The first song he wrote after moving to Nashville was “There Goes My Everything,” a smash for Jack Greene in 1966, which earned a Grammy nomination for its writer. It would later be recorded by Elvis Presley, whose version was released in 1971, and Engelbert Humperdinck.
“It was born out of a divorce, and fortunately not mine, but (that of) a good friend of mine, Ferlin Husky,” Frazier said. “It turned out to be my biggest copyright.”
He picked up a Grammy in 1970 for best country song in 1970 for Charley Pride’s rendition of “All I Have to Offer You (Is Me),” one of four No. 1s he had with Pride. In 1980, Harris went to the top of the charts with “Beneath Still Waters.”
In 1968, George Jones went so far as to put his name into an LP title, “George Jones Sings the Songs of Dallas Frazier.” Connie Smith did the same in 1972 with “‘If It Ain’t Love’ and Other Great Dallas Frazier Songs,” which had Frazier singing duet parts on three of the 10 tracks.

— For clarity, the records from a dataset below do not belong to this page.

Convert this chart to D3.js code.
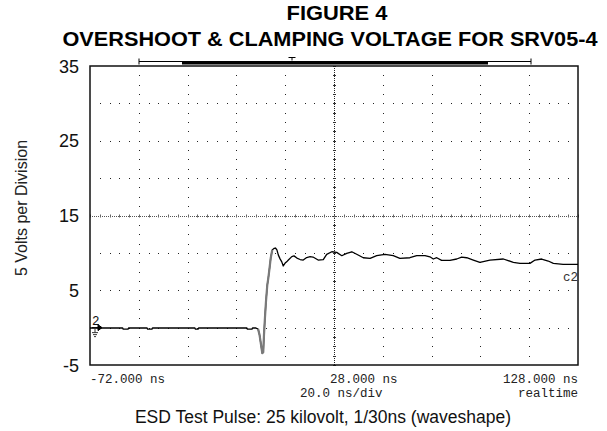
<!DOCTYPE html>
<html><head><meta charset="utf-8">
<script src="https://cdn.jsdelivr.net/npm/d3@7"></script>
<style>html,body{margin:0;padding:0;background:#fff;}svg{display:block;}</style>
</head><body>
<script>
// ---- data ----
const titleLines = ["FIGURE 4", "OVERSHOOT & CLAMPING VOLTAGE FOR SRV05-4"];
const yTickValues = [35, 25, 15, 5, -5];
const xTickLabels = ["-72.000 ns", "28.000 ns", "128.000 ns"];
const xTickValues = [-72, 28, 128];
const yAxisTitle = "5 Volts per Division";
const xAxisTitle = "ESD Test Pulse:  25 kilovolt, 1/30ns (waveshape)";
const timebase = "20.0 ns/div";
const modeLabel = "realtime";
const channelLabel = "c2";
// waveform: time (ns) and voltage (V)
const traceTime = [-72,-58.6,-58.4,-56.4,-56.2,-48.6,-48.4,-46.6,-46.4,-29.0,-28.8,-27.7,-27.5,-7.7,-7.5,-5.6,-5.4,-4.0,-3.1,-2.5,-1.9,-1.4,-1.0,-0.7,-0.3,0.1,0.66,1.07,1.6,2.06,2.7,3.4,4.0,4.6,5.2,5.9,6.6,7.2,7.9,8.6,9.3,10.7,11.6,12.8,14.1,15.4,16.8,18.2,19.4,21.5,23.6,25.0,27.1,29.1,31.2,33.2,35.3,37.3,40.0,42.8,45.5,48.9,52.3,55.0,59.1,61.9,65.3,67.3,68.7,70.1,72.1,75.5,78.3,80.3,82.4,85.1,87.8,91.9,97.4,101.5,104.2,108.3,110.4,113.1,115.8,117.9,121.9,124.7,128];
const traceVolt = [-0.05,-0.05,-0.2,-0.2,-0.05,-0.05,-0.2,-0.2,-0.05,-0.05,-0.2,-0.2,-0.05,-0.05,-0.2,-0.2,-0.05,-0.05,-0.2,-1.0,-2.3,-3.4,-3.3,-1.0,1.3,3.4,5.7,6.6,8.0,9.3,10.4,10.6,10.65,10.4,9.7,9.2,8.8,8.25,8.6,8.8,9.05,9.5,9.6,9.3,9.11,9.04,9.38,9.49,9.44,9.04,9.11,9.81,10.15,10.07,9.62,9.94,10.15,9.81,9.35,9.27,9.62,9.81,9.62,9.27,9.35,9.62,9.62,9.48,9.18,9.35,9.0,9.0,9.18,9.44,9.35,9.04,8.74,9.04,9.18,8.74,8.6,8.6,9.04,9.18,8.91,8.6,8.47,8.47,8.47];
const edgeStart = -3.1, edgeEnd = 2.7;

// ---- drawing ----
const W = 607, H = 431;
const svg = d3.select("body").append("svg").attr("width", W).attr("height", H);
const x = d3.scaleLinear().domain([-72, 128]).range([90, 578]);
const y = d3.scaleLinear().domain([-5, 35]).range([365, 66]);

// titles
svg.append("text").attr("x", 337).attr("y", 20).attr("text-anchor", "middle")
  .attr("font-family", "Liberation Sans, Arial, sans-serif").attr("font-weight", "bold")
  .attr("font-size", 21).attr("textLength", 101).attr("lengthAdjust", "spacingAndGlyphs").text(titleLines[0]);
svg.append("text").attr("x", 330).attr("y", 45.5).attr("text-anchor", "middle")
  .attr("font-family", "Liberation Sans, Arial, sans-serif").attr("font-weight", "bold")
  .attr("font-size", 21).attr("textLength", 535).attr("lengthAdjust", "spacingAndGlyphs").text(titleLines[1]);

// record bar above frame
const barY = 61.5;
svg.append("line").attr("x1", 139).attr("x2", 531).attr("y1", barY).attr("y2", barY).attr("stroke", "#000").attr("stroke-width", 1);
svg.append("line").attr("x1", 139).attr("x2", 139).attr("y1", barY - 3).attr("y2", barY + 3).attr("stroke", "#000");
svg.append("line").attr("x1", 531).attr("x2", 531).attr("y1", barY - 3).attr("y2", barY + 3).attr("stroke", "#000");
svg.append("rect").attr("x", 182).attr("y", barY - 0.5).attr("width", 306).attr("height", 3.5).attr("fill", "#000");
svg.append("path").attr("d", `M288.5,${barY-4}h7M292,${barY-4}v3`).attr("stroke", "#000").attr("fill", "none");

// grid
const g = svg.append("g");
const majorV = d3.range(-72 + 20, 128, 20); // vertical division lines
const majorH = d3.range(0, 35, 5);          // horizontal division lines
const minorT = d3.range(-72, 128.01, 4);
const minorV = d3.range(-5, 35.01, 1.25);
majorV.forEach(t => {
  if (t === 28) return;
  minorV.forEach(v => { if (v > -5 && v < 35) g.append("rect").attr("x", Math.round(x(t))).attr("y", Math.round(y(v))).attr("width", 1).attr("height", 1).attr("fill", "#222"); });
});
majorH.forEach(v => {
  if (v === 15) return;
  minorT.forEach(t => { if (t > -72 && t < 128) g.append("rect").attr("x", Math.round(x(t))).attr("y", Math.round(y(v))).attr("width", 1).attr("height", 1).attr("fill", "#222"); });
});
// center lines
g.append("line").attr("x1", Math.round(x(28)) + 0.5).attr("x2", Math.round(x(28)) + 0.5).attr("y1", 66).attr("y2", 365)
  .attr("stroke", "#222").attr("stroke-dasharray", "1,1");
g.append("line").attr("y1", Math.round(y(15)) + 0.5).attr("y2", Math.round(y(15)) + 0.5).attr("x1", 90).attr("x2", 578)
  .attr("stroke", "#555").attr("stroke-dasharray", "1,1");
minorV.forEach(v => g.append("line").attr("x1", x(28) - 1).attr("x2", x(28) + 2).attr("y1", Math.round(y(v)) + 0.5).attr("y2", Math.round(y(v)) + 0.5).attr("stroke", "#333"));
minorT.forEach(t => g.append("line").attr("y1", y(15) - 1).attr("y2", y(15) + 2).attr("x1", Math.round(x(t)) + 0.5).attr("x2", Math.round(x(t)) + 0.5).attr("stroke", "#666"));

// frame
svg.append("rect").attr("x", 90).attr("y", 66).attr("width", 488).attr("height", 299)
  .attr("fill", "none").attr("stroke", "#111").attr("stroke-width", 1.5);

// trace
const pts = traceTime.map((t, i) => [t, traceVolt[i]]);
const line = d3.line().x(d => x(d[0])).y(d => y(d[1]));
svg.append("path").datum(pts).attr("d", line).attr("fill", "none").attr("stroke", "#000").attr("stroke-width", 1.3).attr("stroke-linejoin", "round");
svg.append("path").datum(pts.filter(d => d[0] >= edgeStart && d[0] <= edgeEnd)).attr("d", line)
  .attr("fill", "none").attr("stroke", "#7a7a7a").attr("stroke-width", 2.2).attr("stroke-linejoin", "round");

// channel marker (ground ref)
const gy = y(0);
svg.append("text").attr("x", 92).attr("y", gy - 3).attr("font-family", "Liberation Mono, monospace").attr("font-size", 12.5).attr("fill", "#111").text("2");
svg.append("path").attr("d", `M92,${gy}h6M98,${gy-3}l4,3l-4,3z`).attr("stroke", "#000").attr("fill", "#000");
svg.append("path").attr("d", `M95,${gy}v5M92,${gy+5}h6M93,${gy+7}h4M94,${gy+9}h2`).attr("stroke", "#333").attr("fill", "none");

svg.append("text").attr("x", 563).attr("y", 281).attr("font-family", "Liberation Mono, monospace").attr("font-size", 12.5).attr("fill", "#333").text(channelLabel);

// y axis labels
svg.append("g").selectAll("text").data(yTickValues).join("text")
  .attr("x", 79).attr("y", d => y(d) + 6.5).attr("text-anchor", "end")
  .attr("font-family", "Liberation Sans, Arial, sans-serif").attr("font-size", 18).attr("fill", "#111").text(d => d);
svg.append("text").attr("transform", "translate(27,208) rotate(-90)").attr("text-anchor", "middle")
  .attr("font-family", "Liberation Sans, Arial, sans-serif").attr("font-size", 16).attr("fill", "#222").text(yAxisTitle);

// x axis labels
const anchors = ["start", "start", "end"];
const xOff = [0, -4, 0];
svg.append("g").selectAll("text").data(xTickValues).join("text")
  .attr("x", (d, i) => x(d) + xOff[i]).attr("y", 383).attr("text-anchor", (d, i) => anchors[i])
  .attr("font-family", "Liberation Mono, monospace").attr("font-size", 12.5).attr("fill", "#222").text((d, i) => xTickLabels[i]);
svg.append("text").attr("x", 300).attr("y", 397).attr("font-family", "Liberation Mono, monospace").attr("font-size", 12.5).attr("fill", "#222").text(timebase);
svg.append("text").attr("x", 578).attr("y", 397).attr("text-anchor", "end").attr("font-family", "Liberation Mono, monospace").attr("font-size", 12.5).attr("fill", "#222").text(modeLabel);
svg.append("text").attr("x", 323).attr("y", 423).attr("text-anchor", "middle")
  .attr("font-family", "Liberation Sans, Arial, sans-serif").attr("font-size", 17.5).attr("fill", "#111").text(xAxisTitle);
</script>
</body></html>
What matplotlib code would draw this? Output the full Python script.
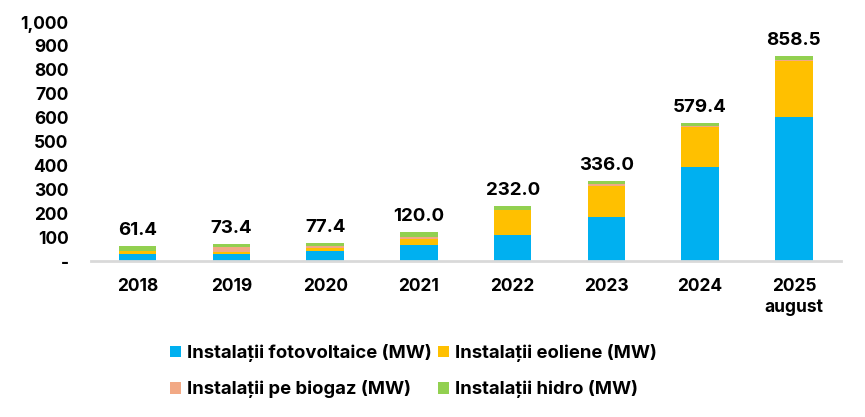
import matplotlib.pyplot as plt
import numpy as np

# --- date ---
years = ["2018", "2019", "2020", "2021", "2022", "2023", "2024", "2025\naugust"]
pv = [29.5, 30.0, 44.0, 67.0, 110.0, 183.0, 394.0, 604.0]
wind = [10.5, 9.0, 12.0, 27.0, 103.0, 133.0, 165.0, 235.0]
biogas = [2.0, 19.0, 6.0, 7.0, 2.0, 5.0, 5.0, 3.0]
hydro = [19.4, 15.4, 15.4, 19.0, 17.0, 15.0, 15.4, 16.5]
totals = [61.4, 73.4, 77.4, 120.0, 232.0, 336.0, 579.4, 858.5]
yticks = [0, 100, 200, 300, 400, 500, 600, 700, 800, 900, 1000]

plt.rcParams['font.family'] = ['Inter', 'DejaVu Sans']

fig = plt.figure(figsize=(8.65, 4.17), dpi=100)
ax = fig.add_axes([0.105, 0.374, 0.867, 0.573])

x = np.arange(len(years))
w = 0.4
b1 = ax.bar(x, pv, w, color='#00B0F0', label='Instalații fotovoltaice (MW)')
b2 = ax.bar(x, wind, w, bottom=pv, color='#FFC000', label='Instalații eoliene (MW)')
bot3 = np.array(pv) + np.array(wind)
b3 = ax.bar(x, biogas, w, bottom=bot3, color='#F2A985', label='Instalații pe biogaz (MW)')
bot4 = bot3 + np.array(biogas)
b4 = ax.bar(x, hydro, w, bottom=bot4, color='#92D050', label='Instalații hidro (MW)')

top = bot4 + np.array(hydro)
for xi, t, lab in zip(x, top, totals):
    ax.annotate(f"{lab:.1f}", (xi, t), xytext=(0, 5), textcoords='offset points',
                ha='center', va='bottom', fontsize=13.5, fontweight='bold')

ax.set_ylim(0, 1000)
ax.set_xlim(-0.5, len(years) - 0.5)
ax.set_yticks(yticks)
ax.set_yticklabels(['-' if v == 0 else f"{v:,}" for v in yticks],
                   fontsize=12.5, fontweight='bold')
ax.set_xticks(x)
ax.set_xticklabels(years, fontsize=12.5, fontweight='bold', linespacing=1.35)
ax.tick_params(axis='both', length=0)
ax.tick_params(axis='y', pad=16)
ax.tick_params(axis='x', pad=12)
for s in ['top', 'right', 'left']:
    ax.spines[s].set_visible(False)
ax.spines['bottom'].set_color('#D9D9D9')
ax.spines['bottom'].set_linewidth(2)

leg = fig.legend([b1, b3, b2, b4],
                 [b1.get_label(), b3.get_label(), b2.get_label(), b4.get_label()],
                 loc='center', bbox_to_anchor=(0.478, 0.11), ncol=2, frameon=False,
                 prop={'size': 13.3, 'weight': 'bold'}, handlelength=0.6, handleheight=0.6,
                 handletextpad=0.35, columnspacing=0.3, labelspacing=1.0)

plt.savefig('out.png', dpi=100)
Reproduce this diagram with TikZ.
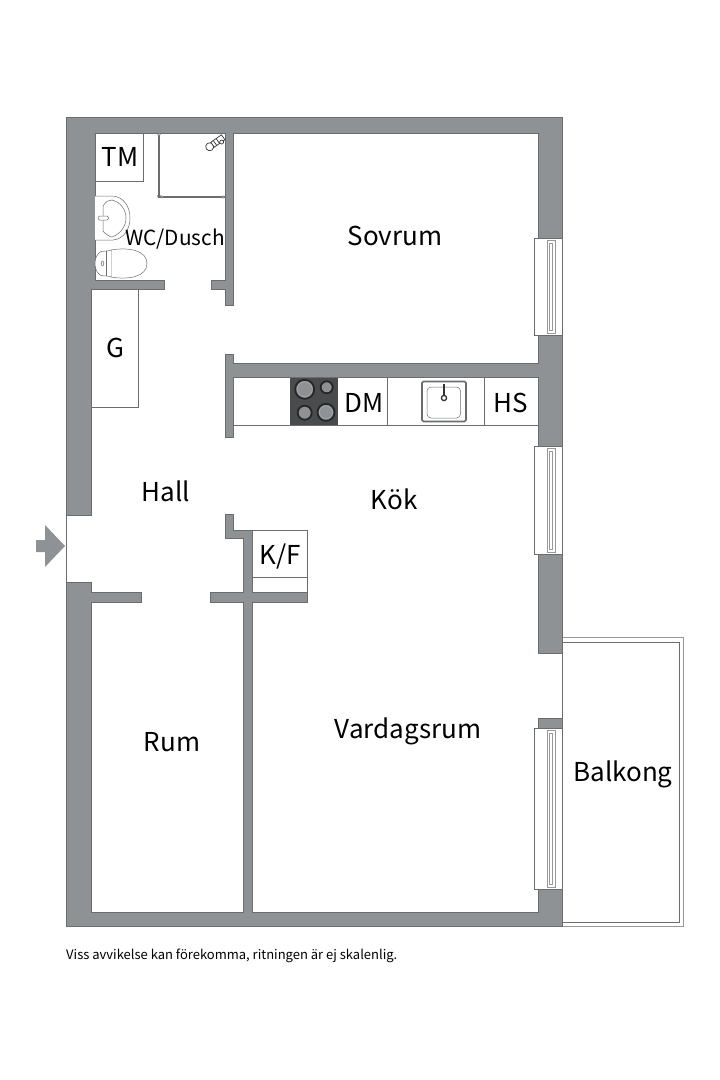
\documentclass[tikz,border=0pt]{standalone}
\usepackage{fontspec}
\setmainfont{Noto Sans CJK SC}
\definecolor{wallgray}{HTML}{8E9294}
\definecolor{linegray}{HTML}{6A6C6E}
\definecolor{hobgray}{HTML}{4A4B4D}
\tikzset{
  wall/.style = {draw=linegray, fill=wallgray, line width=0.6pt},
  fixture/.style = {draw=linegray, fill=white, line width=0.7pt},
  thinline/.style = {draw=linegray, line width=0.5pt},
  room/.style = {font=\fontsize{26}{26}\selectfont, text=black, inner sep=0pt, anchor=base},
  small/.style = {font=\fontsize{20.800}{20.800}\selectfont, text=black, inner sep=0pt, anchor=base},
  burner/.style = {draw=black!85, fill=wallgray, line width=1.8pt}
}
\begin{document}
\begin{tikzpicture}[x=1pt, y=-1pt]
  \useasboundingbox (0,0) rectangle (720,1080);

  % balcony
  \draw[draw=linegray!70, line width=0.8pt] (562,637) -- (683,637) -- (683,926) -- (562,926);
  \draw[draw=linegray, line width=1pt] (562,642) -- (679,642) -- (679,922) -- (562,922);
  \draw[thinline, line width=0.8pt] (562,653) -- (562,718);

  % fixed units
  \draw[fixture] (95,133) rectangle (143,181);
  \draw[fixture] (91,289) rectangle (138.500,407);
  \draw[fixture] (252,530) rectangle (307,592);
  \draw[thinline] (252,577) -- (307,577);
  \draw[fixture] (233,377) rectangle (538,425);
  \draw[thinline] (387,377) -- (387,425);
  \draw[thinline] (484,377) -- (484,425);

  % hob
  \fill[hobgray] (290,377) rectangle (338,425);
  \draw[burner] (304.700,389.300) circle (9.500);
  \draw[burner] (326.700,387.300) circle (6);
  \draw[burner] (304.700,412.700) circle (7);
  \draw[burner] (326,412.300) circle (8.500);
  \draw[draw=wallgray!70, line width=0.4pt] (304.700,389.300) circle (7.500);
  \draw[draw=wallgray!70, line width=0.4pt] (326,412.300) circle (6.500);

  % sink
  \draw[draw=linegray, fill=white, line width=1.600pt, rounded corners=1.500pt] (422,381.500) rectangle (466,421.500);
  \draw[thinline, rounded corners=4pt] (427,387) rectangle (460.500,418);
  \draw[draw=black!80, line width=1.300pt] (444,398) circle (2.600);
  \draw[draw=black!80, line width=1.300pt] (444,384) -- (444,395.500);

  % walls
  \draw[wall] (66,515) -- (66,117) -- (562,117) -- (562,238) -- (538,238) -- (538,133) -- (233,133)
    -- (233,305) -- (225,305) -- (225,289) -- (211,289) -- (211,280) -- (225,280) -- (225,133)
    -- (95,133) -- (95,280) -- (164,280) -- (164,289) -- (91,289) -- (91,515) -- cycle;
  \draw[wall] (562,335) -- (562,446) -- (538,446) -- (538,377) -- (233,377) -- (233,437) -- (225,437)
    -- (225,354) -- (233,354) -- (233,363) -- (538,363) -- (538,335) -- cycle;
  \draw[wall] (538,554) rectangle (562,653);
  \draw[wall] (538,718) rectangle (562,728);
  \draw[wall] (562,889) -- (562,926) -- (66,926) -- (66,582) -- (91,582) -- (91,592) -- (141,592)
    -- (141,602) -- (91,602) -- (91,912) -- (243,912) -- (243,602) -- (210,602) -- (210,592) -- (243,592)
    -- (243,538) -- (225,538) -- (225,514) -- (233,514) -- (233,530) -- (252,530) -- (252,592)
    -- (307,592) -- (307,602) -- (252,602) -- (252,912) -- (538,912) -- (538,889) -- cycle;

  % entrance
  \draw[thinline] (66,515) -- (66,582);
  \fill[wallgray] (36,540) -- (45,540) -- (45,525) -- (65,546) -- (45,567) -- (45,552) -- (36,552) -- cycle;

  % windows
  \foreach \wtop/\wbot in {238/335, 446/554, 728/889} {
    \draw[fixture, line width=0.6pt] (562,\wtop) -- (534,\wtop) -- (534,\wbot) -- (562,\wbot);
    \draw[draw=linegray!70, line width=0.5pt] (547,\wtop+2) rectangle (555,\wbot-2);
    \draw[draw=linegray!70, line width=0.5pt] (549.300,\wtop+5) rectangle (552.300,\wbot-5);
  }
  \draw[thinline, line width=0.8pt] (562,238) -- (562,335);
  \draw[thinline, line width=0.8pt] (562,446) -- (562,554);
  \draw[thinline, line width=0.8pt] (562,728) -- (562,889);

  % shower
  \draw[draw=linegray, line width=1.100pt] (159,134) -- (159,197) -- (225,197);
  \draw[thinline, fill=white] (159,134.500) circle (1.300);
  \draw[thinline, fill=linegray] (159,196) circle (1.500);
  \draw[thinline, fill=white] (162,197) circle (1.300);
  \draw[thinline, fill=white] (223,197) circle (1.300);
  \begin{scope}[shift={(215,143)}, rotate=35]
    \draw[draw=black!80, line width=0.7pt, fill=white] (-6.500,0) circle (4);
    \draw[draw=black!80, line width=0.7pt, fill=white] (-3,-3) rectangle (10,3);
    \draw[draw=black!80, line width=0.7pt] (0,-3) -- (0,3);
    \draw[draw=black!80, line width=0.7pt] (3.500,-3) -- (3.500,3);
    \draw[draw=black!80, line width=0.7pt, fill=white] (6,3) circle (2);
  \end{scope}

  % wash basin
  \draw[thinline, fill=white] (95,196) -- (113,196) .. controls (124,197) and (130,207) .. (130,218)
    .. controls (130,229) and (124,239) .. (113,240) -- (95,240);
  \draw[thinline] (103,206) .. controls (106,201) and (109,200) .. (112,200) .. controls (120,202) and (126,209) .. (126,218)
    .. controls (126,227) and (120,234) .. (112,237) .. controls (110,237) and (104,233) .. (103,231) -- cycle;
  \draw[thinline, fill=white, rounded corners=1.500pt] (98,216) rectangle (108.500,220);

  % toilet
  \draw[thinline, fill=white] (111,250) .. controls (128,247) and (147,250) .. (147,263.500)
    .. controls (147,277) and (128,280) .. (111,277) -- cycle;
  \draw[thinline, fill=white] (111,250.500) -- (106,251) -- (101,251.500) .. controls (97,254) and (95,258) .. (95,263.500)
    .. controls (95,269) and (97,273) .. (101,275.500) -- (106,276) -- (111,276.500);
  \draw[thinline] (106,251) -- (106,276);
  \draw[thinline, fill=white] (102.500,263.500) ellipse (1.300 and 2.600);

  % labels
  \node[room] (tm) at (120,166) {TM};
  \node[room] (g) at (115,357) {G};
  \node[small] (wc) at (175,245) {WC/Dusch};
  \node[room] (sovrum) at (395,245) {Sovrum};
  \node[room] (dm) at (364,412) {DM};
  \node[room] (hs) at (511,412) {HS};
  \node[room] (hall) at (166,501) {Hall};
  \node[room] (kok) at (394,509) {Kök};
  \node[room] (kf) at (280,564) {K/F};
  \node[room] (rum) at (172,751) {Rum};
  \node[room] (vardagsrum) at (408,738) {Vardagsrum};
  \node[room] (balkong) at (623,781) {Balkong};
  \node[anchor=base west, inner sep=0pt, font=\fontsize{13}{13}\selectfont] (note) at (66,959)
    {Viss avvikelse kan förekomma, ritningen är ej skalenlig.};
\end{tikzpicture}
\end{document}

Frazier cut “Elvira” as the title track of his own album in 1966, but again, it took a cover to break the tune — and not the attempt that Rodney Crowell made with it in 1978. In 1981, the Oak Ridge Boys went to No. 1 in the country format with what still remains the vocal group’s signature song, and the track even crossed over to the top 5 on the Billboard Hot 100.
Said Duane Allen of the Oak Ridge Boys, “For over five decades, songs written by Dallas Frazier have affected the Oak Ridge Boys’ career like no other writers. ‘The Baptism Of Jesse Taylor’ won a Grammy Award for us when we were a gospel group in the mid-’70’s. Then, in 1981, ‘Elvira’ became the biggest song in the music industry, winning all of the awards and selling over two and a half million 45 rpm singles. The Oak Ridge Boys and our families, along with millions of fans and friends who love his music, join in prayer for Sharon and the Frazier family. May Dallas rest in peace in the arms of Jesus.”
He was inducted into the Nashville Songwriters Hall of Fame in 1976.
In 1988, Frazier left the music business to go into the ministry, although he re-embraced his secular career later. His daughter, Melody Frazier Morris, followed him into the ministry, as president/founder at Messiah Ministries International, and it was she who announced her father’s passing on Facebook, writing on Friday, “Our dad passed into the loving arms of Jesus this morning. Glory to God! No more suffering!”
Funeral services are set for Thursday in Gallatin, Tenn. Frazier had requested that donations be made to the Nashville Rescue Mission in lieu of flowers.